Comparé à la Pologne ou la Hongrie, le « dégel » du monolithe stalinien s'est manifesté un peu plus tard dans la culture et le théâtre tchèques. Il ne vint que petit à petit, notamment suite à la crise économique du début des années 50, provoquée par les interventions brutales dans la structure de l'industrie et de l'agriculture. Comment peut-on parler de « dégel » ou de « relâchement » sur fond de fin de procès et de campagnes politiques qui continuent de donner le ton dans tous les domaines de la vie sociale ? C'est une expérience récurrente dans les régimes répressifs : à peine leur pression s'assouplit, ne serait-ce qu'un tout petit peu, qu'une énergie d'opposition plus ou moins dissimulée commence à se faire sentir. Si celle-ci est toujours réprimée, elle se relève toujours également. L'ensemble des activités publiques des années 50 et 60 se déroulèrent dans ce type de vagues de « relâchement » et de « resserrement » politique.

Il en fut de même pour la culture théâtrale tchèque, qui vit beaucoup d'énergie créatrice comprimée pendant plusieurs générations – c'est notamment vrai pour la forte génération née dans les années 20 qui détermina la nature du théâtre tchèque à partir de la seconde moitié des années 50. La « vivacité », la créativité forte et pleine d'assurance de la culture théâtrale tchèque des années 60 fut le fruit non seulement de quantité d'artistes de talent, mais aussi le fait d'une libération de toute cette énergie amassée au fil des années.

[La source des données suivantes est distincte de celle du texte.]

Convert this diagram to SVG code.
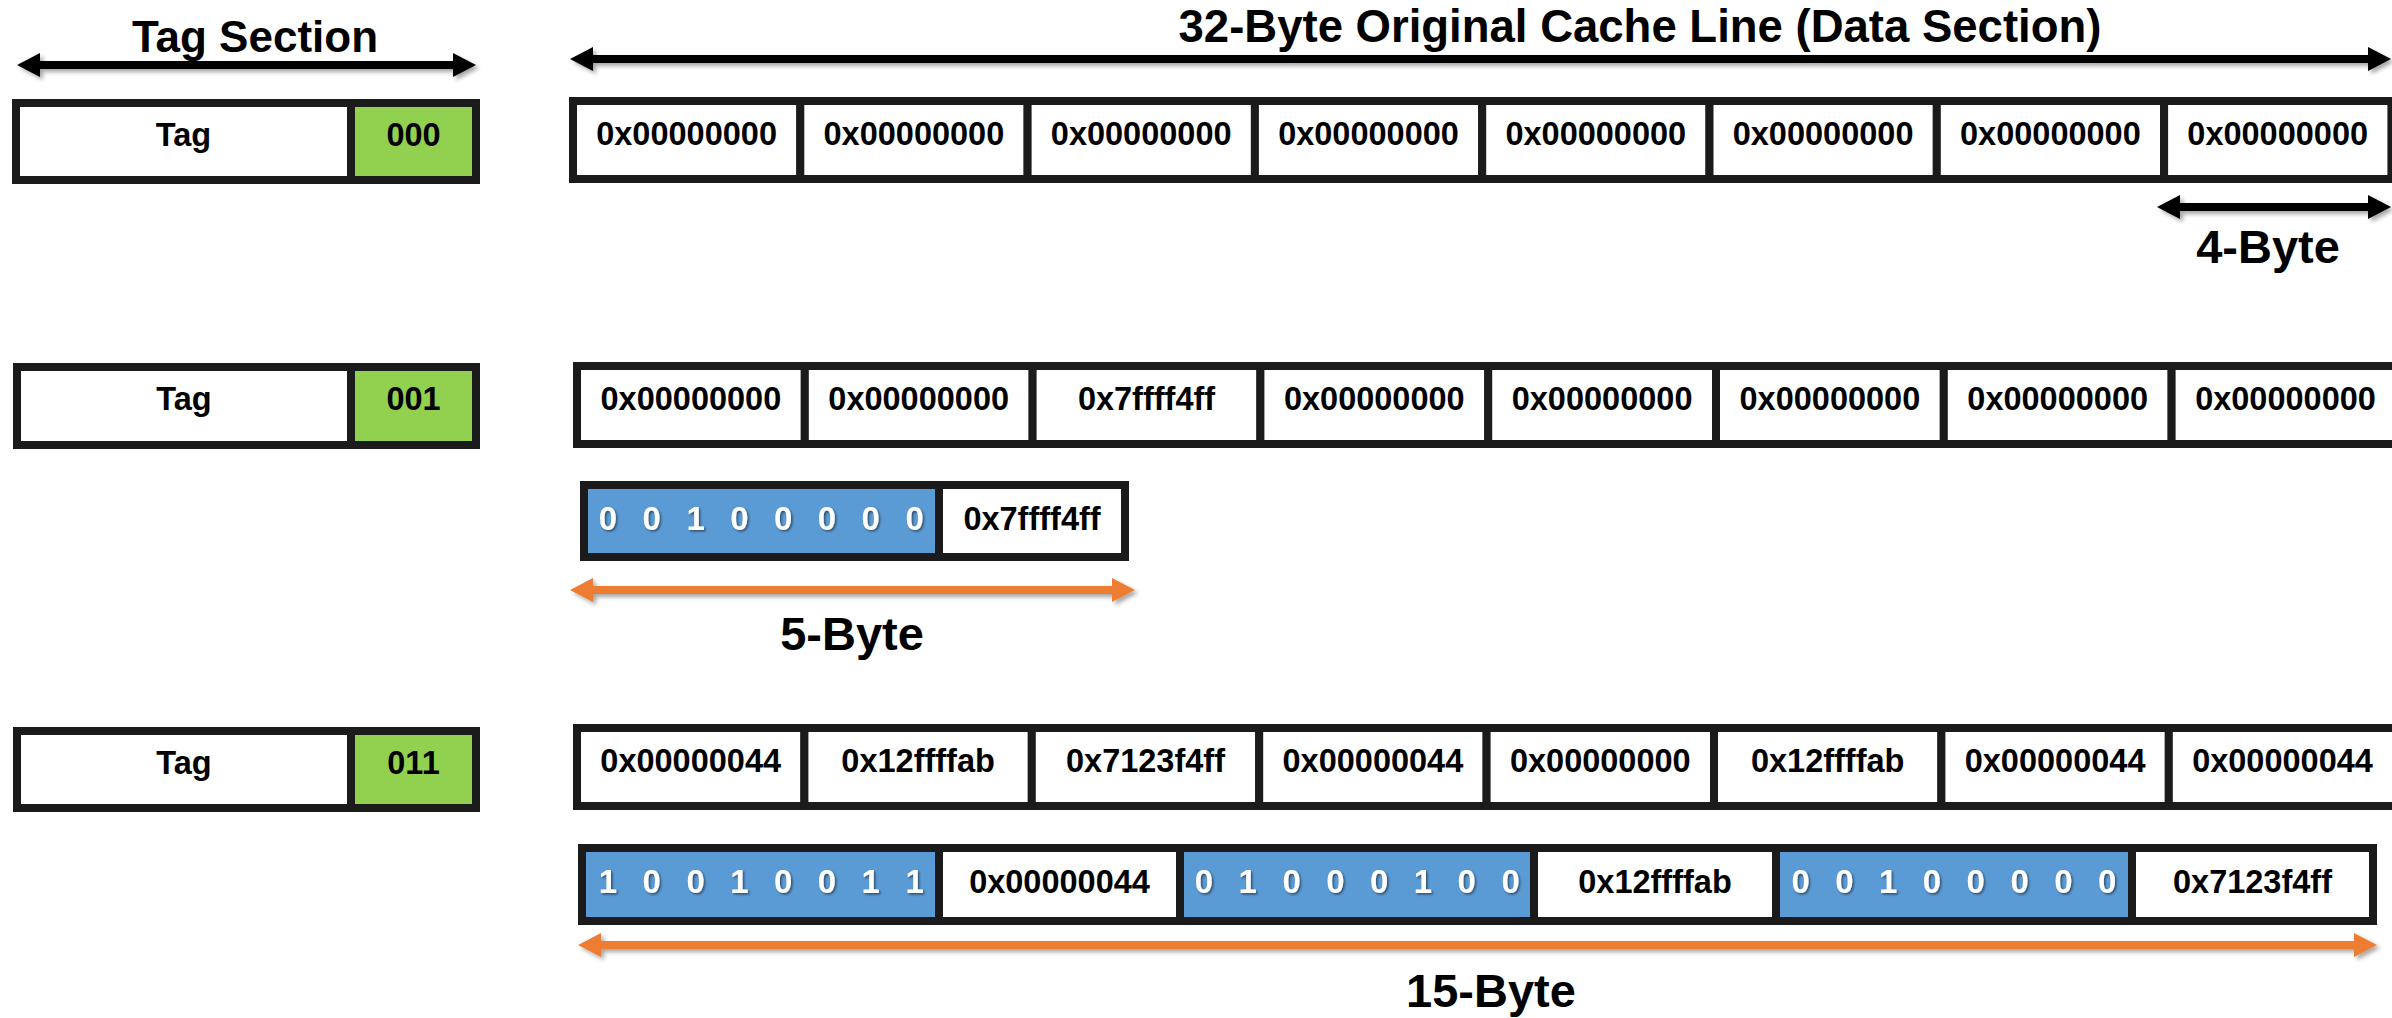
<svg xmlns="http://www.w3.org/2000/svg" width="2392" height="1018" viewBox="0 0 2392 1018">
<defs>
<style>
.box{stroke:#1b1b1b;stroke-width:8;}
.w{fill:#ffffff;}
.g{fill:#92D050;}
.b{fill:#5B9BD5;}
.t{font-family:"Liberation Sans",Arial,sans-serif;font-weight:bold;font-size:32.5px;fill:#000;text-anchor:middle;}
.bin{font-family:"Liberation Sans",Arial,sans-serif;font-weight:bold;font-size:33px;fill:#ffffff;text-anchor:middle;filter:url(#ts);}
.lbl{font-family:"Liberation Sans",Arial,sans-serif;font-weight:bold;font-size:47px;fill:#000;text-anchor:middle;}
.ab{stroke:#000;stroke-width:8;fill:none;filter:url(#ds);}
.ao{stroke:#ED7D31;stroke-width:8;fill:none;filter:url(#ds);}
</style>
<filter id="ds" filterUnits="userSpaceOnUse" x="0" y="0" width="2392" height="1018">
<feDropShadow dx="3" dy="3" stdDeviation="2" flood-color="#000" flood-opacity="0.35"/>
</filter>
<filter id="ts" x="-50%" y="-50%" width="200%" height="200%">
<feDropShadow dx="1.5" dy="1.5" stdDeviation="1" flood-color="#000" flood-opacity="0.5"/>
</filter>
<marker id="hb" markerUnits="userSpaceOnUse" markerWidth="26" markerHeight="26" viewBox="0 0 26 26" refX="3" refY="13" orient="auto-start-reverse">
<path d="M0,1 L23,13 L0,25 Z" fill="#000"/>
</marker>
<marker id="ho" markerUnits="userSpaceOnUse" markerWidth="26" markerHeight="26" viewBox="0 0 26 26" refX="3" refY="13" orient="auto-start-reverse">
<path d="M0,1 L23,13 L0,25 Z" fill="#ED7D31"/>
</marker>
</defs>
<rect width="2392" height="1018" fill="#ffffff"/>

<g id="labels">
<text class="lbl" x="255" y="52" style="font-size:44px">Tag Section</text>
<text class="lbl" x="1640" y="42" style="font-size:45.5px">32-Byte Original Cache Line (Data Section)</text>
<text class="lbl" x="2268" y="263">4-Byte</text>
<text class="lbl" x="852" y="650">5-Byte</text>
<text class="lbl" x="1491" y="1007">15-Byte</text>
</g>

<g id="connectors">
<line class="ab" x1="37" y1="65" x2="456" y2="65" marker-start="url(#hb)" marker-end="url(#hb)"/>
<line class="ab" x1="590" y1="59" x2="2371" y2="59" marker-start="url(#hb)" marker-end="url(#hb)"/>
<line class="ab" x1="2177" y1="207" x2="2371" y2="207" marker-start="url(#hb)" marker-end="url(#hb)"/>
<line class="ao" x1="590" y1="590" x2="1115" y2="590" marker-start="url(#ho)" marker-end="url(#ho)"/>
<line class="ao" x1="598" y1="945" x2="2357" y2="945" marker-start="url(#ho)" marker-end="url(#ho)"/>
</g>

<g id="tag-row1">
<rect class="box w" x="16" y="103" width="460" height="77"/>
<rect class="box g" x="351" y="103" width="125" height="77"/>
<text class="t" x="183.5" y="146">Tag</text>
<text class="t" x="413.5" y="146">000</text>
</g>
<g id="tag-row2">
<rect class="box w" x="17" y="367" width="459" height="78"/>
<rect class="box g" x="351" y="367" width="125" height="78"/>
<text class="t" x="184" y="410">Tag</text>
<text class="t" x="413.5" y="410">001</text>
</g>
<g id="tag-row3">
<rect class="box w" x="17" y="731" width="459" height="77"/>
<rect class="box g" x="351" y="731" width="125" height="77"/>
<text class="t" x="184" y="774">Tag</text>
<text class="t" x="413.5" y="774">011</text>
</g>

<g id="data-row1">
<rect class="box w" x="573" y="101" width="227.3" height="78"/>
<rect class="box w" x="800.3" y="101" width="227.3" height="78"/>
<rect class="box w" x="1027.6" y="101" width="227.3" height="78"/>
<rect class="box w" x="1254.9" y="101" width="227.3" height="78"/>
<rect class="box w" x="1482.2" y="101" width="227.3" height="78"/>
<rect class="box w" x="1709.5" y="101" width="227.3" height="78"/>
<rect class="box w" x="1936.8" y="101" width="227.3" height="78"/>
<rect class="box w" x="2164.1" y="101" width="227.3" height="78"/>
<text class="t" x="686.6" y="145">0x00000000</text>
<text class="t" x="913.9" y="145">0x00000000</text>
<text class="t" x="1141.2" y="145">0x00000000</text>
<text class="t" x="1368.5" y="145">0x00000000</text>
<text class="t" x="1595.8" y="145">0x00000000</text>
<text class="t" x="1823.1" y="145">0x00000000</text>
<text class="t" x="2050.4" y="145">0x00000000</text>
<text class="t" x="2277.7" y="145">0x00000000</text>
</g>

<g id="data-row2">
<rect class="box w" x="577" y="366" width="227.8" height="78"/>
<rect class="box w" x="804.8" y="366" width="227.8" height="78"/>
<rect class="box w" x="1032.6" y="366" width="227.8" height="78"/>
<rect class="box w" x="1260.4" y="366" width="227.8" height="78"/>
<rect class="box w" x="1488.2" y="366" width="227.8" height="78"/>
<rect class="box w" x="1716" y="366" width="227.8" height="78"/>
<rect class="box w" x="1943.8" y="366" width="227.8" height="78"/>
<rect class="box w" x="2171.6" y="366" width="227.8" height="78"/>
<text class="t" x="690.9" y="410">0x00000000</text>
<text class="t" x="918.7" y="410">0x00000000</text>
<text class="t" x="1146.5" y="410">0x7ffff4ff</text>
<text class="t" x="1374.3" y="410">0x00000000</text>
<text class="t" x="1602.1" y="410">0x00000000</text>
<text class="t" x="1829.9" y="410">0x00000000</text>
<text class="t" x="2057.7" y="410">0x00000000</text>
<text class="t" x="2285.5" y="410">0x00000000</text>
</g>

<g id="compressed-row2">
<rect class="box b" x="584" y="485" width="355" height="72"/>
<rect class="box w" x="939" y="485" width="186" height="72"/>
<text class="bin" x="608 629.9 651.8 673.7 695.6 717.5 739.4 761.3 783.2 805.1 827 848.9 870.8 892.7 914.6" y="530">0 0 1 0 0 0 0 0</text>
<text class="t" x="1032" y="530">0x7ffff4ff</text>
</g>

<g id="data-row3">
<rect class="box w" x="577" y="728" width="227.4" height="78"/>
<rect class="box w" x="804.4" y="728" width="227.4" height="78"/>
<rect class="box w" x="1031.8" y="728" width="227.4" height="78"/>
<rect class="box w" x="1259.2" y="728" width="227.4" height="78"/>
<rect class="box w" x="1486.6" y="728" width="227.4" height="78"/>
<rect class="box w" x="1714" y="728" width="227.4" height="78"/>
<rect class="box w" x="1941.4" y="728" width="227.4" height="78"/>
<rect class="box w" x="2168.8" y="728" width="227.4" height="78"/>
<text class="t" x="690.7" y="772">0x00000044</text>
<text class="t" x="918.1" y="772">0x12ffffab</text>
<text class="t" x="1145.5" y="772">0x7123f4ff</text>
<text class="t" x="1372.9" y="772">0x00000044</text>
<text class="t" x="1600.3" y="772">0x00000000</text>
<text class="t" x="1827.7" y="772">0x12ffffab</text>
<text class="t" x="2055.1" y="772">0x00000044</text>
<text class="t" x="2282.5" y="772">0x00000044</text>
</g>

<g id="compressed-row3">
<rect class="box b" x="582" y="848" width="357" height="73"/>
<rect class="box w" x="939" y="848" width="241" height="73"/>
<rect class="box b" x="1180" y="848" width="354" height="73"/>
<rect class="box w" x="1534" y="848" width="242" height="73"/>
<rect class="box b" x="1776" y="848" width="356" height="73"/>
<rect class="box w" x="2132" y="848" width="241" height="73"/>
<text class="bin" x="608 629.9 651.8 673.7 695.6 717.5 739.4 761.3 783.2 805.1 827 848.9 870.8 892.7 914.6" y="893">1 0 0 1 0 0 1 1</text>
<text class="t" x="1059.5" y="893">0x00000044</text>
<text class="bin" x="1204 1225.9 1247.8 1269.7 1291.6 1313.5 1335.4 1357.3 1379.2 1401.1 1423 1444.9 1466.8 1488.7 1510.6" y="893">0 1 0 0 0 1 0 0</text>
<text class="t" x="1655" y="893">0x12ffffab</text>
<text class="bin" x="1800.6 1822.5 1844.4 1866.3 1888.2 1910.1 1932 1953.9 1975.8 1997.7 2019.6 2041.5 2063.4 2085.3 2107.2" y="893">0 0 1 0 0 0 0 0</text>
<text class="t" x="2252.5" y="893">0x7123f4ff</text>
</g>
</svg>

Un exemple parlant de cette lutte d'émancipation par rapport au service obligatoire au régime : la période que le metteur en scène Krejča connut au Théâtre national (1956-1961), phénomène qui mit véritablement en marche le processus de dégel pour le théâtre tchèque. Ce fut une période de succès artistiques, d'innovations de mise en scène et de scénographie, et de travail actif de choix de programmation, avec de nombreuses pièces nouvelles. Mais tout cela se fit dans un combat incessant contre les forces conservatrices (politiques et artistiques) à l'intérieur du Théâtre national et à l'extérieure, dans la presse et notamment du côté de l'administration (non seulement du côté du Ministère de la culture, mais aussi du côté du Comité central du PCT, instance première de l'Etat d'alors). Il n'était pas possible de gagner ce combat, mais il contribua beaucoup à dynamiser la sphère culturelle. Au milieu des années 60, Krejča pourra fonder son propre théâtre Derrière la porte (Za branou) qui sera un des grands phénomènes de la culture tchèque des années 60.